Geopolítica e ficção: como nasce uma história

Imagem: Reprodução

No terceiro dia de Flip, na mesa “Angico”, duas romancistas dialogaram sobre texto e universo particular, o peso da história e da cultura em suas obras. A israelense Ayelet Gundar-Goshen e a nigeriana Ayòbámi Adébáyò, mediadas pela historiadora e escritora Lilia Schwarcz, refletiram sobre maternidade, amor, consentimento e corpo feminino na ficção que produzem.

“Queria que minhas personagens femininas aproveitassem seus corpos e não fossem punidas por isso”, comentou Gundar-Goshen, que relembrou personagens clássicas da literatura, como Madame Bovary e Anna Karenina, que tiveram finais terríveis, como se sentenciadas por sentir prazer. Autora de Fique comigo (Harper Collins, 2018), Adébáyò abordou a questão da maternidade em seu país, já que é um tema central em seu livro: “Um mito, uma lenda, uma coisa enorme e muito grandiosa na Nigéria. E se não for tão grandioso quanto ouvimos? E se não colocarmos apenas as mulheres nesse pedestal?”.

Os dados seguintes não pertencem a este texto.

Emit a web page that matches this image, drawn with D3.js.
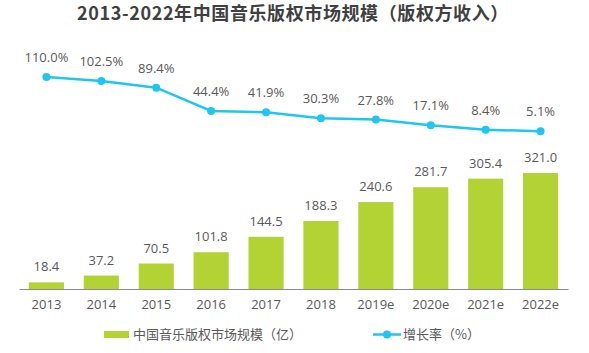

A respeito da matéria-prima ficcional, Gundar-Goshen explicou ser medular o personagem se sentir real para poder ganhar as páginas de uma obra. Nesse ensejo, a autora comentou a presença de aromas em seu último livro, Uma noite, Markovitch (Todavia, 2018). “Quando você ama, o aroma não é objetivo, é criado na química entre o casal, no ar entre essas duas pessoas próximas. Você quer que o personagem seja uma pessoa que você acredita existir”, acrescentou. Ainda, ponderou a importância dos segredos de um personagem, aquilo que ele procura esconder dos outros e de si mesmo. Seu livro é baseado na história real de homens que se casaram com mulheres judias apenas para que elas escapassem da Europa nazista. Um deles se apaixona e decide não aceitar o divórcio.

A missão investigativa em torno desse acontecimento tornou-se ficção, ajudando na elaboração de uma questão filosófica: o que acontece depois do fim de uma história? Durante a conversa, a dúvida saiu do campo literário e permeou os conflitos entre Palestina e Israel, onde vive a escritora. “O que acontece depois que o personagem consegue sua mulher, à força? E quando os israelenses conseguem a terra, depois de desejar isso por dois mil anos?”

Adébáyò, por sua vez, contou que precisou apagar sua própria voz, para que pudessem surgir as dos personagens. “Queria escrever numa linguagem que eles usariam”, pontuou. Revelou que, ao escrever seu livro, começou a inserir muita densidade política à obra, até perceber que seus protagonistas não se importavam com aquilo. “Tentei me colocar no lugar dos meus personagens, o que realmente aconteceria em suas vidas. Como a falência do estado impactaria a vida deles”, finalizou.